Upon graduation from high school, Janković lived in London for year, after which she moved to Italy where she studied interior design in Florence and Rome. She then studied fashion design at the Marangoni Institute in Milan.

==Career==
Janković launched her clothing line under the label "Ines Atelier" in 2012 and came out with her first jewelry collection in 2013. According to Serbian Elle Magazine, "Her pieces do not deviate too much from the classics, but they always contain some authentic combination, some characteristic but subtle detail."

Janković has presented at Belgrade Fashion Week several times. Her first show in 2012 was called "Birkin Rapsody" and consisted of dresses, trousers, coats and skirts done in vibrant colours. Her 2013 summer collection, called “Gentle Irony”, had day and evening dresses done in turquoise and sand colors, and was inspired by artist Tamara de Lempicka. In 2014, as part of Belgrade Fashion Week's "Zone 45" project, Jankovic participated in runway shows held in Ljublijana and Zagreb. Also seen in Belgrade, the "Glow" collection contained sportswear with futuristic elements and introduced her handmade jewelry line. A later jewelry collection, that came out in 2016, had abstract shapes inspired by the flight of birds and was executed in 3D mesh and leather. The following year, Janković relied on silk cords, Swarovski crystals and semi-precious stones to create her jewelry pieces.

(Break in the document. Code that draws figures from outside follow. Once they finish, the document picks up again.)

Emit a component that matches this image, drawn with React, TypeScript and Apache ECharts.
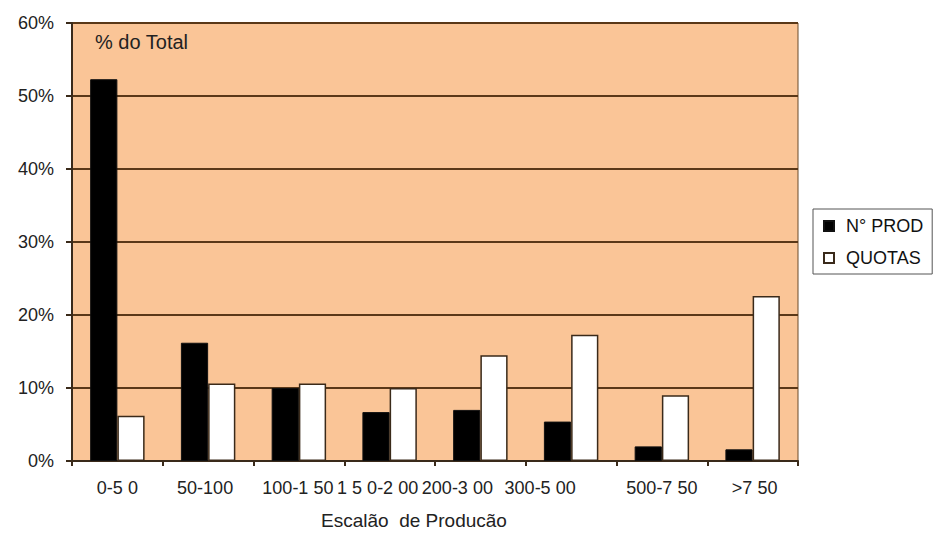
import React, { useEffect, useRef } from "react";
import * as echarts from "echarts";

const categories = ["0-5 0", "50-100", "100-1 50", "1 5 0-2 00", "200-3 00", "300-5 00", "500-7 50", ">7 50"];
// horizontal nudge (px, leftwards) of each category label
const labelShift = [0, 3, 1, 12, 23, 31, 0, -2];
const nProd = [52.3, 16.2, 10.0, 6.7, 7.0, 5.4, 2.0, 1.6];
const quotas = [6.2, 10.6, 10.6, 10.0, 14.5, 17.3, 9.0, 22.6];
const yTicks = [0, 10, 20, 30, 40, 50, 60];

const FONT = "'Liberation Sans', Arial, sans-serif";

export default function App() {
  const ref = useRef<HTMLDivElement>(null);

  useEffect(() => {
    if (!ref.current) return;
    const chart = echarts.init(ref.current, undefined, { renderer: "svg" });
    chart.setOption({
      animation: false,
      backgroundColor: "#ffffff",
      textStyle: { fontFamily: FONT },
      grid: {
        left: 72,
        top: 23,
        width: 726,
        height: 438,
        show: true,
        backgroundColor: "#FAC597",
        borderColor: "#6b4a2a",
        borderWidth: 1,
      },
      legend: {
        orient: "vertical",
        left: 813,
        top: 209,
        itemWidth: 10,
        itemHeight: 10,
        itemGap: 14,
        padding: [8, 9, 7, 10],
        borderColor: "#555",
        borderWidth: 1,
        backgroundColor: "#ffffff",
        textStyle: { fontFamily: FONT, fontSize: 18, color: "#111", padding: [0, 0, 0, 7] },
        data: [
          { name: "N° PROD", icon: "rect" },
          { name: "QUOTAS", icon: "rect" },
        ],
      },
      xAxis: {
        type: "category",
        data: categories.map((c, i) => ({
          value: c,
          textStyle: { padding: [0, Math.max(0, labelShift[i] * 2), 0, Math.max(0, -labelShift[i] * 2)] },
        })),
        boundaryGap: true,
        axisLine: { show: true, lineStyle: { color: "#3a2a1a", width: 2 } },
        axisTick: { show: true, inside: false, length: 5, lineStyle: { color: "#3a2a1a", width: 2 } },
        axisLabel: { interval: 0, hideOverlap: false, fontFamily: FONT, fontSize: 18, color: "#222", margin: 18 },
        splitLine: { show: false },
      },
      yAxis: {
        type: "value",
        min: 0,
        max: 60,
        interval: 10,
        axisLine: { show: true, lineStyle: { color: "#3a2a1a", width: 2 } },
        axisTick: { show: true, length: 6, lineStyle: { color: "#3a2a1a", width: 2 } },
        axisLabel: {
          fontFamily: FONT,
          fontSize: 18,
          color: "#222",
          margin: 18,
          formatter: (v: number) => (yTicks.includes(v) ? `${v}%` : ""),
        },
        splitLine: { show: true, lineStyle: { color: "#5a3818", width: 2 } },
      },
      series: [
        {
          name: "N° PROD",
          type: "bar",
          data: nProd,
          barGap: "0%",
          barCategoryGap: "40%",
          itemStyle: { color: "#000000", borderColor: "#111", borderWidth: 1 },
        },
        {
          name: "QUOTAS",
          type: "bar",
          data: quotas,
          barGap: "0%",
          barCategoryGap: "40%",
          itemStyle: { color: "#ffffff", borderColor: "#3a2a1a", borderWidth: 1.5 },
        },
      ],
      graphic: [
        {
          type: "text",
          left: 95,
          top: 32,
          style: { text: "% do Total", fontFamily: FONT, fontSize: 20, fill: "#222" },
        },
        {
          type: "text",
          left: 321,
          top: 511,
          style: { text: "Escalão  de Producão", fontFamily: FONT, fontSize: 19, fill: "#222" },
        },
      ],
    });
    return () => chart.dispose();
  }, []);

  return <div ref={ref} style={{ width: 938, height: 538, position: "absolute", left: 0, top: 0 }} />;
}
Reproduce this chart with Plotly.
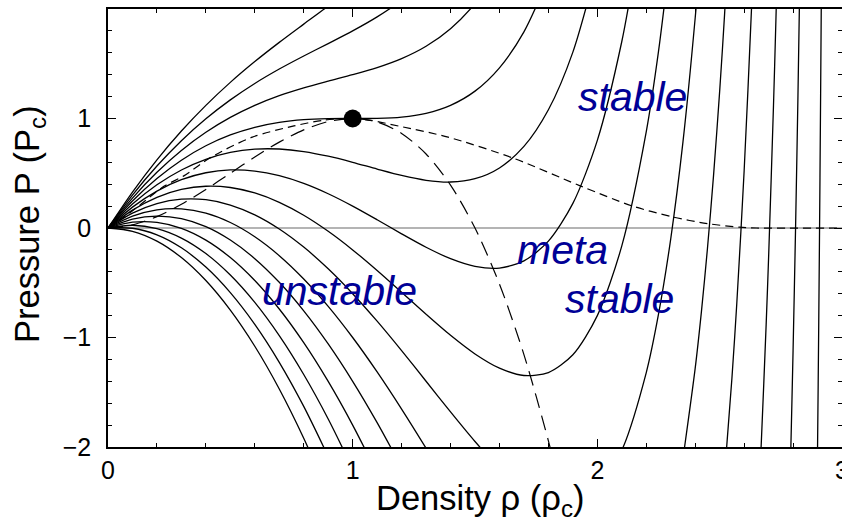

In 2016, her "Modern Bride" wedding collection was described as being minimalist with geometric silhouettes defined by strings and lines. Her 2018 collection of bridal dresses was inspired by architecture and decorated with pearls, petals and lace. In 2017, Janković was included in a special group show at Belgrade Fashion Week that benefited a charity event.

For her clothing line, Janković imports silks and high-tech fabrics mostly from Japan or Italy. Any motifs on the textiles are hand designed by Janković. The leather used in her moto jackets comes from Serbia and is dyed in several colours like blue, green, red or black.

Popular Serbian actress Jelisaveta Orašanin was married in one of Janković's wedding gowns. She also wore one of the designer's outfits at the Cannes Film Festival.

Before working in fashion, Janković was an interior designer.